L字状高土塁のコーナー部に祀られる幸家の墓碑

家臣の多くが秋清への不平・不満を つのらせたていたことは後朝日城主荻野(赤井)直正により刺殺されると、賛同と歓迎で黒井城主に迎えられたと推察されます。この赤井悪右衛門直正の次弟三尾山城主赤井刑部(少輔悪七郎)幸家の下屋敷として創築されたと云われる城館国領城があり、字名に城の内・馬橋坪の名が残る 。明智光秀の「丹波攻め」第二次侵攻時の天正7年(1579)黒井城落城の後・翌9月22日に落城したといわれます。延宝2年(1674)西長谷(長谷山腹)に在っ た長谷山流泉寺(曹洞宗)が此処に移築され、現在は其の全てが寺域になっています。
流泉寺境内から幸家墓碑(中央)と鷹尾山(高尾城)を望む

遺構としては南を正面とした平城で東西33m・南北約 65mの城域の南および西面に高さ約3m・幅約5mの土塁がL字型に残り、土塁の西側には幅約8m・深さ約3mの空堀跡が民家に接して残存し、 北側に拡がる田圃との間の溝に落ち込んでいる。(平成14年:民家敷地跡は浅く残っていた南端堀跡も整地され中程から北への部分が遺る)城域は竹田川を外濠・此の溝を内濠として現・流泉寺を中心として東西にも少し広かった様に思えます。小字に”城の内”の名が有り此の一帯が城域です。流泉寺の石垣と右にある竹薮の間が堀切ですが、 西に続く民家と西現寺付近にも2-3m程の土塁跡らしい土盛が鬱蒼とした藪の隅に見えるようです?。
国領城:民家間の堀跡

明治の初め頃までは南の道に沿っても 堀があったともいわれ、付近に「馬橋の坪」・「市場の坪」等の地名が残ります。山門の正面に稲荷社が祀られ庫裏・本堂のある西面に土塁が延び、其の一角 (L字状 高土塁を背に歴代住職の卵塔が並ぶ 南西コーナー)に法名:孤舶釣月の墓碑がある。慶長年間に建立の赤井刑部幸家の菩提を弔う 墓石が建てられ戒名「理性院孤舶釣月大居士」と俗名「赤井刑部」が刻まれています。
流泉寺側は堀+土塁で切岸は更に高くなる


赤井刑部幸家は三尾山城落城で、四国へ逃れ年を経てこの地に戻り逗留したよう様ですが、栗柄峠を越えた篠山市西紀町の弘誓寺(幸家が建立した)に祀られている。
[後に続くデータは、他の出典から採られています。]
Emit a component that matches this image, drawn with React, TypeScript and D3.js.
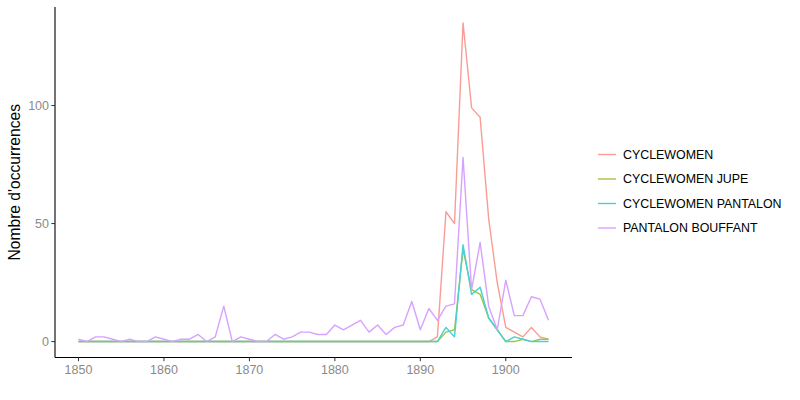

高雄山の流泉寺を此の赤井幸家の下屋敷跡に移した際・幸家を寺の開基として 墓碑ではなく墓石として此処に幸家が祀られています。墓が流泉寺にあっても、弘誓寺であっても内室の墓が柚津城の西方・鹿場(かんば)の田の中に有るという。そういえば黒井城主・赤井直正の内室も春日小富士山の近くに祀られると言う。 一緒にお祀りしてあげれば良いのにネ・・・?